Linklaters, Goldman Sachs, et al, Invest $27m in H4 Doc Platform

H4 has just announced that it has received so far an investment of approximately $27 million in total from a consortium including J.P. Morgan, Goldman Sachs, Barclays and global law firm Linklaters

The investment has been announced today as previously the company wanted to keep ‘a low profile’. They explained to Artificial Lawyer that the $27m total did not all arrive in one go, and that the figure represents several years of investment from different parties – but which has today been finally revealed. Linklaters’ financial input came back in 2018 – but everything has remained secret until now. No other law firms have invested.

H4 is a digital platform used for the creation and analysis of documents. H4 is headquartered in London with approximately 120 employees.

In capital markets, the technology has already been used successfully on transactions involving four of the world’s leading banks and fourteen of the world’s leading law firms to raise billions of dollars in the US and European high yield bond markets, the company said.

Joe Seifert, CEO & Co-founder of H4 said: ‘The H4 team are solving the pain of using decades old technology for the contracts that lie at the heart of the financial and legal industries. We just can’t accept that such important industries are still reliant on outdated tools when technology can unlock so much more, particularly during this time of remote work.’

Paul Lewis, Global Head of Finance at Linklaters, added: ‘We are excited to have entered into a strategic partnership with H4. The digital platform is revolutionising the way we use legal documents in our capital markets practice. Our clients are already receiving value from the technology in the production of prospectuses and we are exploring where else we can extend its use so that more clients can benefit from this new and exciting technology.’

So, that’s a lot of money for a company that many people in the legal tech sector may not have heard of before.

H4 started in 2015 and has been mostly focused on the financial services sector and especially the very top end of it, e.g. high yield bonds.

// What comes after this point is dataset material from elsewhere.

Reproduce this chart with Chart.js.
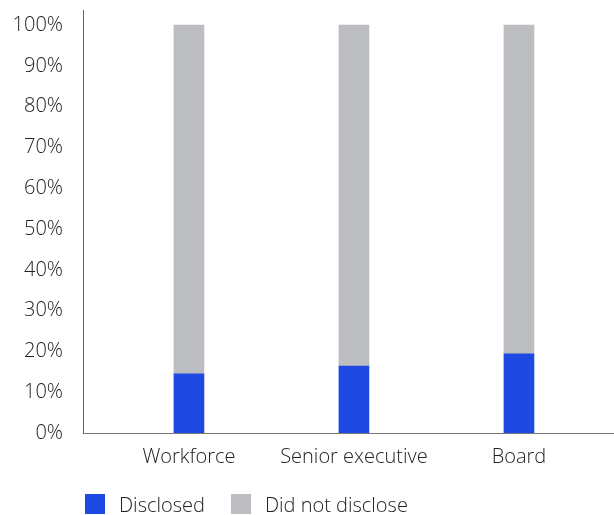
<!DOCTYPE html>
<html>
<head>
<meta charset="utf-8">
<script src="https://cdn.jsdelivr.net/npm/chart.js@4"></script>
<style>
    body { margin: 0; background: #fff; }
    #wrap { position: relative; width: 614px; height: 515px; }
    #legend {
        position: absolute; left: 85px; top: 494px; height: 20px;
        display: flex; align-items: center;
        font-family: "Open Sans", sans-serif; font-weight: 300; font-size: 20px; color: #222;
    }
    #legend .item { display: flex; align-items: center; margin-right: 26px; }
    #legend .box { width: 20px; height: 20px; margin-right: 14px; }
</style>
</head>
<body>
<div id="wrap">
    <canvas id="disclosureChart" width="614" height="515"></canvas>
    <div id="legend"></div>
</div>
<script>
const categories = ['Workforce', 'Senior executive', 'Board'];
const disclosed = [14.5, 16.4, 19.4];
const notDisclosed = [85.5, 83.6, 80.6];
const yTicks = [0, 10, 20, 30, 40, 50, 60, 70, 80, 90, 100];

const BLUE = '#1e49e2';
const GREY = '#bcbdc0';

document.addEventListener('DOMContentLoaded', function () {
    createDisclosureChart('disclosureChart');
});

function createDisclosureChart(canvasId) {
    Chart.defaults.font.family = '"Open Sans", sans-serif';
    Chart.defaults.font.size = 20;
    Chart.defaults.font.weight = 300;
    Chart.defaults.color = '#222';

    const ctx = document.getElementById(canvasId).getContext('2d');
    const chart = new Chart(ctx, {
        type: 'bar',
        data: {
            datasets: [
                {
                    label: 'Disclosed',
                    data: disclosed.map((v, i) => ({ x: i, y: v })),
                    backgroundColor: BLUE,
                    barThickness: 30
                },
                {
                    label: 'Did not disclose',
                    data: notDisclosed.map((v, i) => ({ x: i, y: v })),
                    backgroundColor: GREY,
                    barThickness: 30
                }
            ]
        },
        options: {
            responsive: false,
            animation: false,
            layout: { padding: { top: 10, right: 0, bottom: 0, left: 0 } },
            plugins: {
                legend: { display: false },
                tooltip: { enabled: false }
            },
            scales: {
                x: {
                    type: 'linear',
                    stacked: true,
                    offset: false,
                    min: -0.642,
                    max: 2.576,
                    grid: { display: false, drawTicks: false },
                    border: { color: '#777', width: 1 },
                    afterBuildTicks: scale => {
                        scale.ticks = categories.map((c, i) => ({ value: i }));
                    },
                    afterFit: scale => {
                        scale.height = 82;
                        scale.paddingLeft = 0;
                        scale.paddingRight = 0;
                    },
                    ticks: {
                        padding: 12,
                        maxRotation: 0,
                        autoSkip: false,
                        callback: value => categories[value]
                    }
                },
                y: {
                    stacked: true,
                    min: 0,
                    max: 103.7,
                    grid: { display: false, drawTicks: false },
                    border: { color: '#666', width: 1 },
                    afterBuildTicks: scale => {
                        scale.ticks = yTicks.map(v => ({ value: v }));
                    },
                    afterFit: scale => {
                        scale.width = 83;
                        scale.paddingTop = 0;
                        scale.paddingBottom = 0;
                    },
                    ticks: {
                        padding: 20,
                        callback: value => value + '%'
                    }
                }
            }
        }
    });

    buildLegend(chart);
}

function buildLegend(chart) {
    const legend = document.getElementById('legend');
    chart.data.datasets.forEach(ds => {
        const item = document.createElement('div');
        item.className = 'item';
        const box = document.createElement('span');
        box.className = 'box';
        box.style.background = ds.backgroundColor;
        const text = document.createElement('span');
        text.textContent = ds.label;
        item.appendChild(box);
        item.appendChild(text);
        legend.appendChild(item);
    });
}
</script>
</body>
</html>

But, what does it do? Overall what it is offering is not a radical departure from what is there in the market already – but clearly their specialisation and also their ability to connect multiple capabilities together has got the attention of some very important clients.

As you can see, it offers the ability to use a digital library, create documents in a digital space that makes collaboration and negotiation easier, then it lets you capture data at the point of creation – which is a vital point – and that in turn makes analytics a lot easier.

In some ways you could see this as doing what Nakhoda was doing with derivatives, and the fact that Linklaters has invested in H4 is certainly interesting.

The point about capturing data at the point of creation is also important. There has been much debate in some circles about the structured vs unstructured data challenge.

I.e. if you have a system where contract data is immediately captured and kept in an accessible system, you can remove a lot of the need for after the fact NLP analysis. It also means the data you have captured can be 100% accurate, as it’s from the birth of the document, not a second run-through.

All in all, a fascinating move and the fact that Linklaters has invested – we don’t know how much – is significant.